=== Exercise directions ===
Strip the pictures and reproduce the rest of the listing exactly.

=== Supplied material ===
+ + +

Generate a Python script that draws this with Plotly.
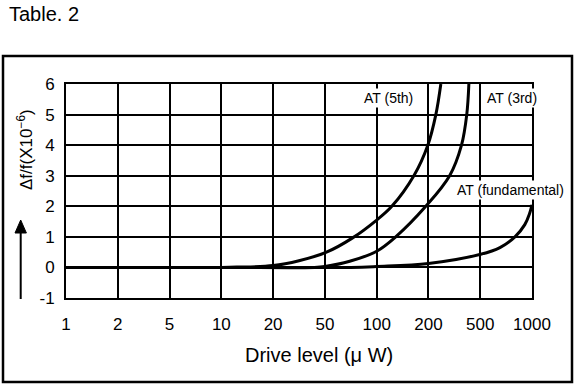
import numpy as np
import plotly.graph_objects as go

# Tick labels of the drive-level axis (equally spaced on the chart)
drive_ticks = [1, 2, 5, 10, 20, 50, 100, 200, 500, 1000]
y_ticks = [-1, 0, 1, 2, 3, 4, 5, 6]

# AT (5th)
at5_uw = [1, 5, 10, 12.3, 20, 31.6, 50.7, 71.7, 100, 122.5, 164.5, 198.3, 228, 249]
at5_df = [0, 0, 0, 0.01, 0.06, 0.22, 0.49, 0.95, 1.55, 2.0, 3.0, 4.0, 5.0, 6.0]

# AT (3rd)
at3_uw = [1, 10, 41.6, 50, 69.7, 100, 129, 193, 291, 359, 394, 409]
at3_df = [0, 0, 0, 0.03, 0.2, 0.53, 1.0, 2.0, 3.0, 4.0, 5.0, 6.0]

# AT (fundamental)
atf_uw = [1, 10, 70.7, 100, 200, 503, 651, 796, 908, 966, 1000]
atf_df = [0, 0, 0, 0.03, 0.13, 0.43, 0.65, 1.0, 1.4, 1.75, 2.05]

pos_idx = np.arange(len(drive_ticks))
log_ticks = np.log10(drive_ticks)


def to_pos(vals):
    return np.interp(np.log10(vals), log_ticks, pos_idx)


FONT = "Arial, Liberation Sans, sans-serif"

fig = go.Figure()
for xs, ys in [(at5_uw, at5_df), (at3_uw, at3_df), (atf_uw, atf_df)]:
    fig.add_trace(go.Scatter(
        x=to_pos(xs), y=ys, mode="lines",
        line=dict(color="black", width=3, shape="spline", smoothing=1.0),
        showlegend=False, hoverinfo="skip", cliponaxis=True))

W, H = 578, 386
L, R, T, B = 66, 46, 84, 88
pw, ph = W - L - R, H - T - B


def px_x(x):
    return (x - L) / pw


def px_y(y):
    return (H - B - y) / ph


fig.update_layout(
    width=W, height=H,
    margin=dict(l=L, r=R, t=T, b=B, pad=0),
    paper_bgcolor="white", plot_bgcolor="white",
    font=dict(family=FONT, color="black", size=17),
    xaxis=dict(range=[0, 9], tickmode="array", tickvals=list(pos_idx),
               ticktext=[str(v) for v in drive_ticks],
               showgrid=True, gridcolor="black", gridwidth=1.5,
               showline=True, linecolor="black", linewidth=2, mirror=True,
               ticks="outside", ticklen=10, tickcolor="rgba(0,0,0,0)",
               zeroline=False, tickfont=dict(size=17)),
    yaxis=dict(range=[-1, 6], tickmode="array", tickvals=y_ticks,
               ticktext=[str(v) for v in y_ticks],
               showgrid=True, gridcolor="black", gridwidth=1.5,
               showline=True, linecolor="black", linewidth=2, mirror=True,
               ticks="outside", ticklen=6, tickcolor="rgba(0,0,0,0)",
               zeroline=False, tickfont=dict(size=17)),
)

# outer frame
fig.add_shape(type="rect", xref="paper", yref="paper",
              x0=px_x(3), x1=px_x(572), y0=px_y(382), y1=px_y(56),
              line=dict(color="black", width=2.5), layer="below")

# upward arrow beside the y title (shaft + head)
fig.add_shape(type="line", xref="paper", yref="paper",
              x0=px_x(20.7), x1=px_x(20.7), y0=px_y(299), y1=px_y(230),
              line=dict(color="black", width=2))
fig.add_shape(type="path", xref="paper", yref="paper",
              path=f"M {px_x(15)} {px_y(233)} L {px_x(20.7)} {px_y(220)} "
                   f"L {px_x(26.4)} {px_y(233)} Z",
              fillcolor="black", line=dict(color="black", width=1))

annos = [
    dict(text="Table. 2", x=px_x(7), y=px_y(14), xanchor="left", yanchor="middle",
         font=dict(size=20)),
    dict(text="Drive level (μ W)", x=px_x(319), y=px_y(355), xanchor="center",
         yanchor="middle", font=dict(size=20)),
    dict(text="Δf/f(X10<sup>−6</sup>)", x=px_x(25), y=px_y(150), xanchor="center",
         yanchor="middle", textangle=-90, font=dict(size=17)),
    dict(text="AT (5th)", x=px_x(388.5), y=px_y(98), xanchor="center", yanchor="middle",
         font=dict(size=14), bgcolor="white", borderpad=1),
    dict(text="AT (3rd)", x=px_x(512), y=px_y(98), xanchor="center", yanchor="middle",
         font=dict(size=14), bgcolor="white", borderpad=1),
    dict(text="AT (fundamental)", x=px_x(510.5), y=px_y(190), xanchor="center",
         yanchor="middle", font=dict(size=14), bgcolor="white", borderpad=1),
]
for a in annos:
    fig.add_annotation(xref="paper", yref="paper", showarrow=False, **a)

fig.write_html("out.html", config={"displayModeBar": False},
               post_script="document.body.style.margin='0';")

+ + +

=== Output for this exercise ===
Generate a Python script that draws this with Plotly.
import numpy as np
import plotly.graph_objects as go

# Tick labels of the drive-level axis (equally spaced on the chart)
drive_ticks = [1, 2, 5, 10, 20, 50, 100, 200, 500, 1000]
y_ticks = [-1, 0, 1, 2, 3, 4, 5, 6]

# AT (5th)
at5_uw = [1, 5, 10, 12.3, 20, 31.6, 50.7, 71.7, 100, 122.5, 164.5, 198.3, 228, 249]
at5_df = [0, 0, 0, 0.01, 0.06, 0.22, 0.49, 0.95, 1.55, 2.0, 3.0, 4.0, 5.0, 6.0]

# AT (3rd)
at3_uw = [1, 10, 41.6, 50, 69.7, 100, 129, 193, 291, 359, 394, 409]
at3_df = [0, 0, 0, 0.03, 0.2, 0.53, 1.0, 2.0, 3.0, 4.0, 5.0, 6.0]

# AT (fundamental)
atf_uw = [1, 10, 70.7, 100, 200, 503, 651, 796, 908, 966, 1000]
atf_df = [0, 0, 0, 0.03, 0.13, 0.43, 0.65, 1.0, 1.4, 1.75, 2.05]

pos_idx = np.arange(len(drive_ticks))
log_ticks = np.log10(drive_ticks)


def to_pos(vals):
    return np.interp(np.log10(vals), log_ticks, pos_idx)


FONT = "Arial, Liberation Sans, sans-serif"

fig = go.Figure()
for xs, ys in [(at5_uw, at5_df), (at3_uw, at3_df), (atf_uw, atf_df)]:
    fig.add_trace(go.Scatter(
        x=to_pos(xs), y=ys, mode="lines",
        line=dict(color="black", width=3, shape="spline", smoothing=1.0),
        showlegend=False, hoverinfo="skip", cliponaxis=True))

W, H = 578, 386
L, R, T, B = 66, 46, 84, 88
pw, ph = W - L - R, H - T - B


def px_x(x):
    return (x - L) / pw


def px_y(y):
    return (H - B - y) / ph


fig.update_layout(
    width=W, height=H,
    margin=dict(l=L, r=R, t=T, b=B, pad=0),
    paper_bgcolor="white", plot_bgcolor="white",
    font=dict(family=FONT, color="black", size=17),
    xaxis=dict(range=[0, 9], tickmode="array", tickvals=list(pos_idx),
               ticktext=[str(v) for v in drive_ticks],
               showgrid=True, gridcolor="black", gridwidth=1.5,
               showline=True, linecolor="black", linewidth=2, mirror=True,
               ticks="outside", ticklen=10, tickcolor="rgba(0,0,0,0)",
               zeroline=False, tickfont=dict(size=17)),
    yaxis=dict(range=[-1, 6], tickmode="array", tickvals=y_ticks,
               ticktext=[str(v) for v in y_ticks],
               showgrid=True, gridcolor="black", gridwidth=1.5,
               showline=True, linecolor="black", linewidth=2, mirror=True,
               ticks="outside", ticklen=6, tickcolor="rgba(0,0,0,0)",
               zeroline=False, tickfont=dict(size=17)),
)

# outer frame
fig.add_shape(type="rect", xref="paper", yref="paper",
              x0=px_x(3), x1=px_x(572), y0=px_y(382), y1=px_y(56),
              line=dict(color="black", width=2.5), layer="below")

# upward arrow beside the y title (shaft + head)
fig.add_shape(type="line", xref="paper", yref="paper",
              x0=px_x(20.7), x1=px_x(20.7), y0=px_y(299), y1=px_y(230),
              line=dict(color="black", width=2))
fig.add_shape(type="path", xref="paper", yref="paper",
              path=f"M {px_x(15)} {px_y(233)} L {px_x(20.7)} {px_y(220)} "
                   f"L {px_x(26.4)} {px_y(233)} Z",
              fillcolor="black", line=dict(color="black", width=1))

annos = [
    dict(text="Table. 2", x=px_x(7), y=px_y(14), xanchor="left", yanchor="middle",
         font=dict(size=20)),
    dict(text="Drive level (μ W)", x=px_x(319), y=px_y(355), xanchor="center",
         yanchor="middle", font=dict(size=20)),
    dict(text="Δf/f(X10<sup>−6</sup>)", x=px_x(25), y=px_y(150), xanchor="center",
         yanchor="middle", textangle=-90, font=dict(size=17)),
    dict(text="AT (5th)", x=px_x(388.5), y=px_y(98), xanchor="center", yanchor="middle",
         font=dict(size=14), bgcolor="white", borderpad=1),
    dict(text="AT (3rd)", x=px_x(512), y=px_y(98), xanchor="center", yanchor="middle",
         font=dict(size=14), bgcolor="white", borderpad=1),
    dict(text="AT (fundamental)", x=px_x(510.5), y=px_y(190), xanchor="center",
         yanchor="middle", font=dict(size=14), bgcolor="white", borderpad=1),
]
for a in annos:
    fig.add_annotation(xref="paper", yref="paper", showarrow=False, **a)

fig.write_html("out.html", config={"displayModeBar": False},
               post_script="document.body.style.margin='0';")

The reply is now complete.